I just feel like there are a lot of lessons, particularly those of the black civil rights movement, that she doesn't want to learn from. I guess she thinks she's too smart or professional for radicalism or a material analysis of the fake-left "progressive" movement she want to rise within.

Virgil had no credibility or political purchase, so it was pretty odd to me that they started that podcast. Seems like everyone else had enough sense to ignore him. Tried listening to a little and it was just a whoosh of co2. I half expect she'll join TYT at some point.

In her interview with that zionist, she had a lot of opportunity to absolutely shred that bullshit; Finklestein would have and they've spent enough time together that she should know better. Although I've seen her scowl at Finklestein enough times, too.

There are plenty of people with lame politics so I have trouble deciding why I expect more. Maybe I keep wanting to see a new generation of black panthers, instead of someone who doesn't want to cross the invisible line. Going against the imperial narrative in US media is hazardous to your career, for sure. There's room for her if she wants to move left, but the forces of capital won't let her use their media monopoly to undermine their interests.

[-] porcupine@lemmygrad.ml 1 points 5 months ago* (last edited 5 months ago)

In her interview with that zionist, she had a lot of opportunity to absolutely shred that bullshit

Sure she could've, but I'm sure the logic going on in her head was: "If I lose my cool and come off too aggressive, they'll just fire me and replace me with someone more explicitly Zionist. If I stay calm and professional I can ask questions that prompt the settler to expose her own bigotry to the audience without looking like I'm trying to do a debate instead of an interview.
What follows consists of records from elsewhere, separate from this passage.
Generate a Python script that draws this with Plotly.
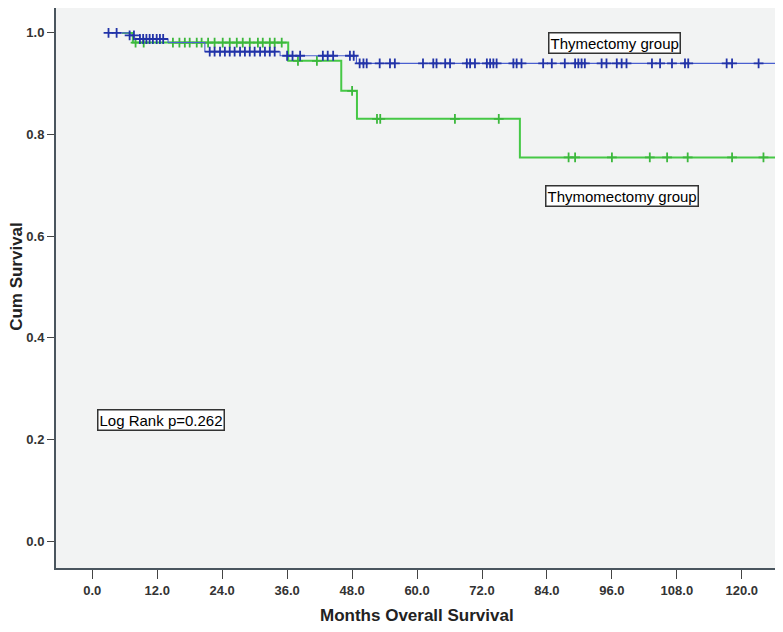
import plotly.graph_objects as go

# Kaplan-Meier steps (months, cumulative survival)
thymectomy_times = [2.9, 6.9, 8.8, 14.0, 20.8, 34.7, 48.8]
thymectomy_surv = [1.0, 0.995, 0.988, 0.981, 0.963, 0.955, 0.940]
thymectomy_censored = [3.0, 4.5, 6.9, 7.7, 8.8, 9.4, 10.0, 10.6, 11.2, 11.9, 12.5, 13.1,
                       21.7, 22.6, 23.6, 24.5, 25.4, 26.3, 27.3, 28.2, 29.1, 30.0, 31.0,
                       31.9, 32.8, 33.7, 36.0, 37.0, 38.4, 42.6, 43.5, 44.5, 47.6, 48.3,
                       49.4, 50.1, 50.7, 53.1, 55.0, 55.9, 61.1, 63.0, 63.6, 65.2, 66.1,
                       69.2, 69.8, 70.7, 72.9, 73.5, 74.1, 74.7, 77.8, 78.4, 79.3, 83.3,
                       84.9, 87.3, 89.2, 89.8, 90.4, 91.0, 94.1, 95.0, 96.9, 97.8, 98.7,
                       103.4, 104.9, 107.1, 109.5, 110.1, 117.2, 118.2, 123.1]

thymomectomy_times = [5.5, 7.5, 36.2, 46.0, 48.9, 79.0]
thymomectomy_surv = [1.0, 0.981, 0.945, 0.886, 0.831, 0.755]
thymomectomy_censored = [8.0, 9.5, 14.9, 16.1, 17.1, 18.0, 19.3, 20.2, 21.4, 22.6, 24.1,
                         25.4, 26.7, 27.8, 29.1, 30.6, 31.5, 32.8, 33.7, 35.0, 38.0, 41.5,
                         48.0, 52.6, 53.2, 67.0, 75.1, 88.0, 89.2, 96.0, 103.0, 106.2,
                         110.0, 118.2, 124.0]

last_followup = 126.5
x_ticks = [0, 12, 24, 36, 48, 60, 72, 84, 96, 108, 120]
y_ticks = [0.0, 0.2, 0.4, 0.6, 0.8, 1.0]


def surv_at(times, surv, t):
    s = surv[0]
    for ti, si in zip(times, surv):
        if ti <= t:
            s = si
    return s


fig = go.Figure()

groups = [
    ("Thymomectomy group", thymomectomy_times, thymomectomy_surv, thymomectomy_censored,
     "#46c846", "#3cb83c", 2),
    ("Thymectomy group", thymectomy_times, thymectomy_surv, thymectomy_censored,
     "#4a5fd0", "#2233a8", 1.1),
]

for name, times, surv, cens, col, mcol, w in groups:
    fig.add_trace(go.Scatter(
        x=times + [last_followup], y=surv + [surv[-1]],
        mode="lines", line=dict(color=col, width=w, shape="hv"),
        showlegend=False, name=name))
    fig.add_trace(go.Scatter(
        x=cens, y=[surv_at(times, surv, t) for t in cens],
        mode="markers",
        marker=dict(symbol="cross-thin", size=7, line=dict(color=mcol, width=1.8)),
        showlegend=False, name=name))

box = dict(showarrow=False, bgcolor="white", bordercolor="#333333", borderwidth=1.5,
           borderpad=1, font=dict(family="Liberation Sans, Arial", size=15, color="black"))
fig.add_annotation(x=96.4, y=0.980, text="Thymectomy group", **box)
fig.add_annotation(x=97.9, y=0.679, text="Thymomectomy group", **box)
fig.add_annotation(x=12.7, y=0.238, text="Log Rank p=0.262", **box)

title_font = dict(family="Liberation Sans, Arial", size=17, color="#222222")
fig.add_annotation(x=0.5, y=-0.084, xref="paper", yref="paper", showarrow=False,
                   text="<b>Months Overall Survival</b>", font=title_font,
                   xanchor="center", yanchor="middle")
fig.add_annotation(x=-0.054, y=0.52, xref="paper", yref="paper", showarrow=False,
                   text="<b>Cum Survival</b>", font=title_font, textangle=-90,
                   xanchor="center", yanchor="middle")

axis_font = dict(family="Liberation Sans, Arial", size=13, color="#333333")
fig.update_xaxes(
    range=[-6.7, 126.5], tickvals=x_ticks, ticktext=[f"<b>{v:.1f}</b>" for v in x_ticks],
    ticks="outside", ticklen=9, tickcolor="#444444", showgrid=False, zeroline=False,
    showline=True, linecolor="#4a555e", linewidth=2, mirror=True,
    tickfont=axis_font, automargin=False)
fig.update_yaxes(
    range=[-0.053, 1.049], tickvals=y_ticks, ticktext=[f"<b>{v:.1f}</b>" for v in y_ticks],
    ticks="outside", ticklen=7, tickcolor="#444444", showgrid=False, zeroline=False,
    showline=True, linecolor="#4a555e", linewidth=2, mirror=True,
    tickfont=axis_font, automargin=False)

fig.update_layout(
    width=775, height=624,
    margin=dict(l=48, r=6, t=0, b=64),
    plot_bgcolor="#f2f3f3", paper_bgcolor="white",
)

fig.write_html("out.html")
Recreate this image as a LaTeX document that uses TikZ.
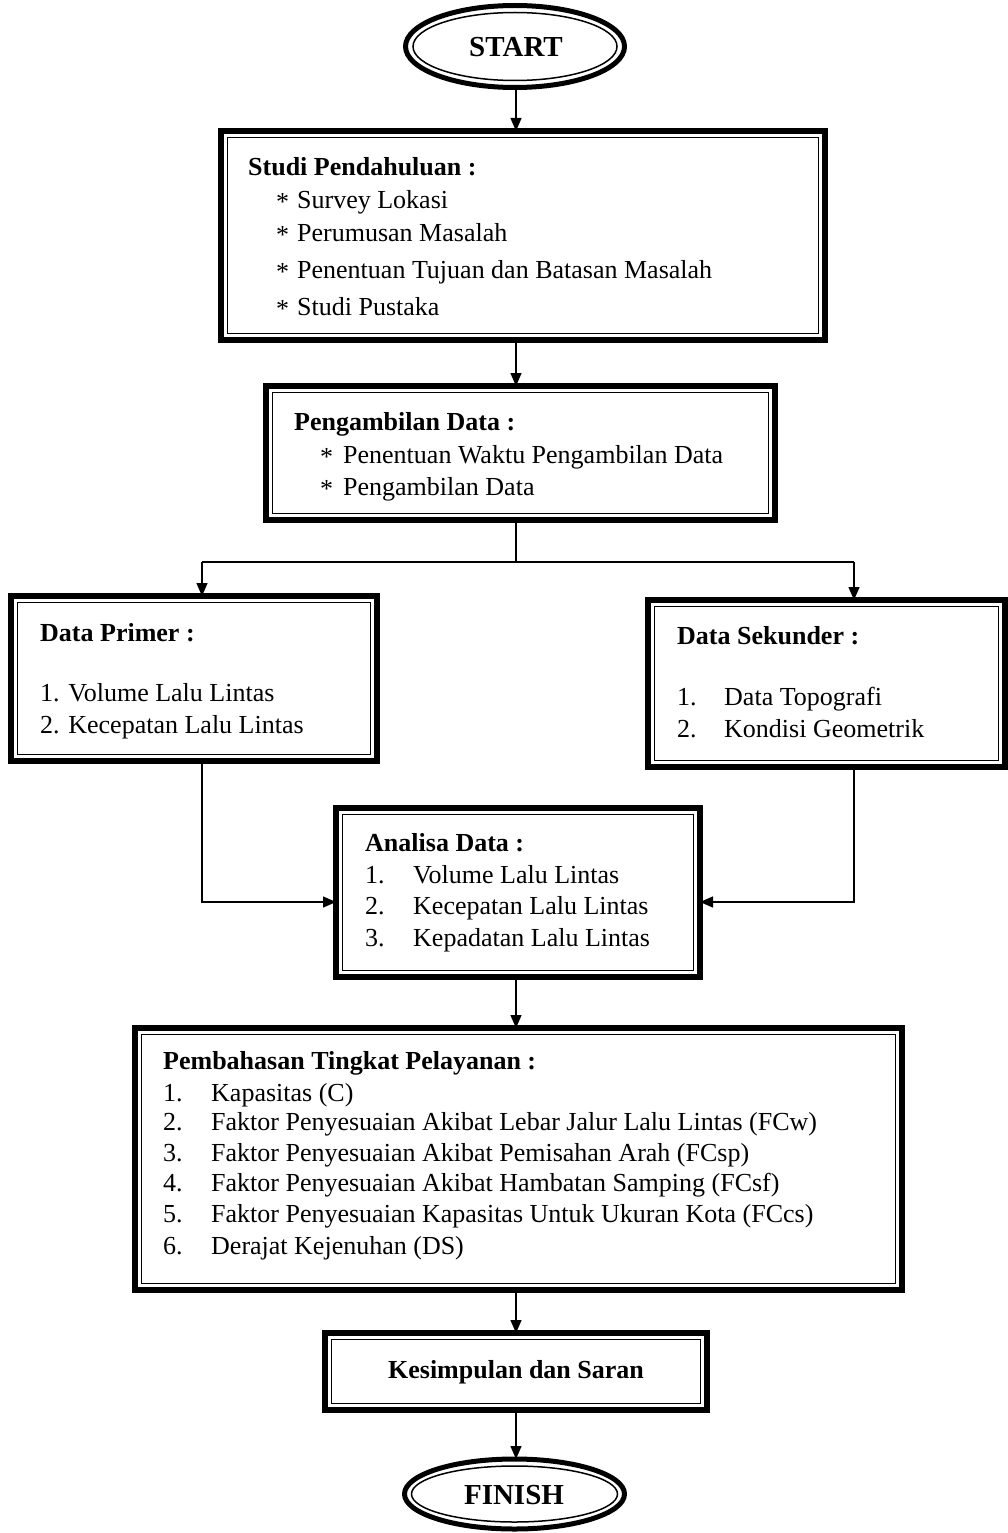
\documentclass[tikz,border=0pt]{standalone}
\usepackage{fontspec}
\setmainfont{Liberation Serif}
\usetikzlibrary{arrows.meta,shapes.geometric}
\newcommand{\bulletstar}{\raisebox{-0.25ex}{*}}
\begin{document}
\begin{tikzpicture}[x=1pt,y=-1pt,
 box/.style={draw, line width=6pt, rectangle, inner sep=0pt, outer sep=0pt},
 innerline/.style={line width=1.5pt},
 oval/.style={draw, ellipse, line width=5pt, inner sep=0pt, outer sep=0pt, font=\fontsize{29}{32}\selectfont\bfseries},
 txt/.style={anchor=base west, inner sep=0pt, font=\fontsize{26}{30}\selectfont},
 btxt/.style={anchor=base west, inner sep=0pt, font=\fontsize{26}{30}\selectfont\bfseries},
 conn/.style={line width=1.4pt},
 arr/.style={conn, -{Triangle[length=13pt,width=11pt]}}
]
\path[use as bounding box] (0,0) rectangle (1008,1533);

% terminals
\node[oval, minimum width=219pt, minimum height=82pt] (start) at (515,46.5) {};
\draw[innerline] (start.center) ellipse [x radius=102, y radius=34];
\node[anchor=center, inner sep=0pt, font=\fontsize{29}{32}\selectfont\bfseries] (starttxt) at (516,47) {START};

\node[oval, minimum width=220pt, minimum height=70pt] (finish) at (514.5,1494) {};
\draw[innerline] (finish.center) ellipse [x radius=103, y radius=28];
\node[anchor=center, inner sep=0pt, font=\fontsize{29}{32}\selectfont\bfseries] (finishtxt) at (514,1495) {FINISH};

% boxes
\node[box, minimum width=604pt, minimum height=209pt] (b1) at (523,235.5) {};
\node[box, minimum width=509pt, minimum height=134pt] (b2) at (520.5,453) {};
\node[box, minimum width=366pt, minimum height=165pt] (prim) at (194,678.5) {};
\node[box, minimum width=357pt, minimum height=167pt] (sek) at (826.5,683.5) {};
\node[box, minimum width=364pt, minimum height=169pt] (ana) at (518,892.5) {};
\node[box, minimum width=767pt, minimum height=262pt] (bah) at (518.5,1159) {};
\node[box, minimum width=382pt, minimum height=77pt] (kes) at (516,1371.5) {};
\foreach \b in {b1,b2,prim,sek,ana,bah,kes}
  \draw[innerline] ([shift={(6.5,6.5)}]\b.north west) rectangle ([shift={(-6.5,-6.5)}]\b.south east);

% texts box 1
\node[btxt] (b1t) at (248,176) {Studi Pendahuluan :};
\node[txt] (b1s1) at (276,208) {\bulletstar}; \node[txt] (b1i1) at (297,208) {Survey Lokasi};
\node[txt] (b1s2) at (276,241) {\bulletstar}; \node[txt] (b1i2) at (297,241) {Perumusan Masalah};
\node[txt] (b1s3) at (276,278) {\bulletstar}; \node[txt] (b1i3) at (297,278) {Penentuan Tujuan dan Batasan Masalah};
\node[txt] (b1s4) at (276,315) {\bulletstar}; \node[txt] (b1i4) at (297,315) {Studi Pustaka};

% box 2
\node[btxt] (b2t) at (294,430) {Pengambilan Data :};
\node[txt] (b2s1) at (320,463) {\bulletstar}; \node[txt] (b2i1) at (343,463) {Penentuan Waktu Pengambilan Data};
\node[txt] (b2s2) at (320,495) {\bulletstar}; \node[txt] (b2i2) at (343,495) {Pengambilan Data};

% primer
\node[btxt] (pt) at (40,641) {Data Primer :};
\node[txt] (pi1) at (40,701) {1. Volume Lalu Lintas};
\node[txt] (pi2) at (40,733) {2. Kecepatan Lalu Lintas};

% sekunder
\node[btxt] (st) at (677,644) {Data Sekunder :};
\node[txt] (sn1) at (677,705) {1.}; \node[txt] (si1) at (724,705) {Data Topografi};
\node[txt] (sn2) at (677,737) {2.}; \node[txt] (si2) at (724,737) {Kondisi Geometrik};

% analisa
\node[btxt] (at) at (365,851) {Analisa Data :};
\node[txt] (an1) at (365,883) {1.}; \node[txt] (ai1) at (413,883) {Volume Lalu Lintas};
\node[txt] (an2) at (365,914) {2.}; \node[txt] (ai2) at (413,914) {Kecepatan Lalu Lintas};
\node[txt] (an3) at (365,946) {3.}; \node[txt] (ai3) at (413,946) {Kepadatan Lalu Lintas};

% pembahasan
\node[btxt] (bt) at (163,1069) {Pembahasan Tingkat Pelayanan :};
\node[txt] (bn1) at (163,1101) {1.}; \node[txt] (bi1) at (211,1101) {Kapasitas (C)};
\node[txt] (bn2) at (163,1130) {2.}; \node[txt] (bi2) at (211,1130) {Faktor Penyesuaian Akibat Lebar Jalur Lalu Lintas (FCw)};
\node[txt] (bn3) at (163,1161) {3.}; \node[txt] (bi3) at (211,1161) {Faktor Penyesuaian Akibat Pemisahan Arah (FCsp)};
\node[txt] (bn4) at (163,1191) {4.}; \node[txt] (bi4) at (211,1191) {Faktor Penyesuaian Akibat Hambatan Samping (FCsf)};
\node[txt] (bn5) at (163,1222) {5.}; \node[txt] (bi5) at (211,1222) {Faktor Penyesuaian Kapasitas Untuk Ukuran Kota (FCcs)};
\node[txt] (bn6) at (163,1254) {6.}; \node[txt] (bi6) at (211,1254) {Derajat Kejenuhan (DS)};

% kesimpulan
\node[anchor=base, inner sep=0pt, font=\fontsize{26}{30}\selectfont\bfseries] (kt) at (516,1378) {Kesimpulan dan Saran};

% connectors
\coordinate (sp) at (516,562);
\coordinate (lp) at (202,562);
\coordinate (rp) at (854,562);
\coordinate (lq) at (202,902);
\coordinate (rq) at (854,902);
\coordinate (ax) at (516,0);

\draw[arr] (ax |- start.south) -- (ax |- b1.north);
\draw[arr] (ax |- b1.south) -- (ax |- b2.north);
\draw[conn] (ax |- b2.south) -- (sp);
\draw[conn] (lp) -- (rp);
\draw[arr] (lp) -- (lp |- prim.north);
\draw[arr] (rp) -- (rp |- sek.north);
\draw[arr] (lp |- prim.south) -- (lq) -- (lq -| ana.west);
\draw[arr] (rq |- sek.south) -- (rq) -- (rq -| ana.east);
\draw[arr] (ax |- ana.south) -- (ax |- bah.north);
\draw[arr] (ax |- bah.south) -- (ax |- kes.north);
\draw[arr] (ax |- kes.south) -- (ax |- finish.north);
\end{tikzpicture}
\end{document}
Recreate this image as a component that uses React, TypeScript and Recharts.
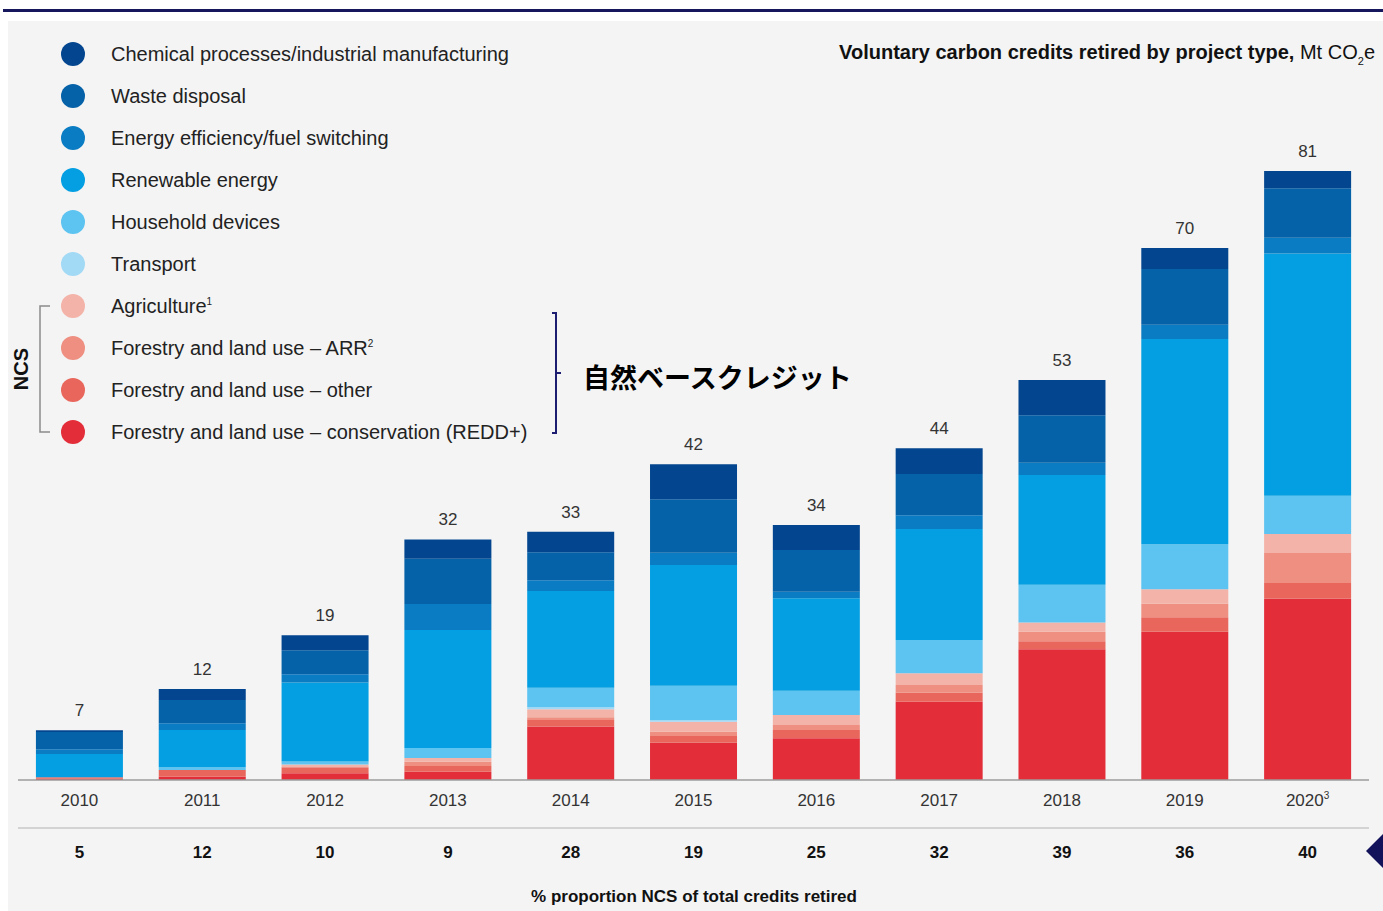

I'll get to keep using this platform to reach people and ask questions that others wouldn't." The joke is that it didn't matter at all because in the end they just fired her anyway because they didn't like a black woman's face while she was being slandered by a bigot.

Maybe I keep wanting to see a new generation of black panthers, instead of someone who doesn’t want to cross the invisible line. Going against the imperial narrative in US media is hazardous to your career, for sure. There’s room for her if she wants to move left, but the forces of capital won’t let her use their media monopoly to undermine their interests.

There's ideological room for her on "the left" (the limits there being her own class interest and political education), but lets not pretend there's room for her to have a career "on the left". The Panthers didn't organize a 501c4 to pad their resumes. People like BJG desperately want to believe they can turn meaningfully positive political action into a job that pays the bills, and it always ends up like this. To ideologically move beyond the limits of professional reformism, she'd need to accept that it's almost never going to come with a financially successful career. You can make a living, and you can be a revolutionary, but you can't make a living being a revolutionary in a capitalist framework. The contradictions will always make you choose one over the other, and a person's material conditions will usually end up being the deciding factor.

[-] happybadger@hexbear.net 17 points 5 months ago

Yarden Gonan's sibling should die every day for eternity. Boo-fucking-hoo your rave next to a concentration camp wasn't fun.

[-] lemmyseizethemeans@lemmygrad.ml 11 points 5 months ago

She's an intellectual giant, I agree with her takes more than any other DC pundit. Her interviews with Norman Finkelstein are brilliant. Getting fired from the hill only reinforces how terrified the establishment are of her persuasiveness. I'm gonna sub twice as hard to bad faith now. And of course Useful Idiots with Katie Halper.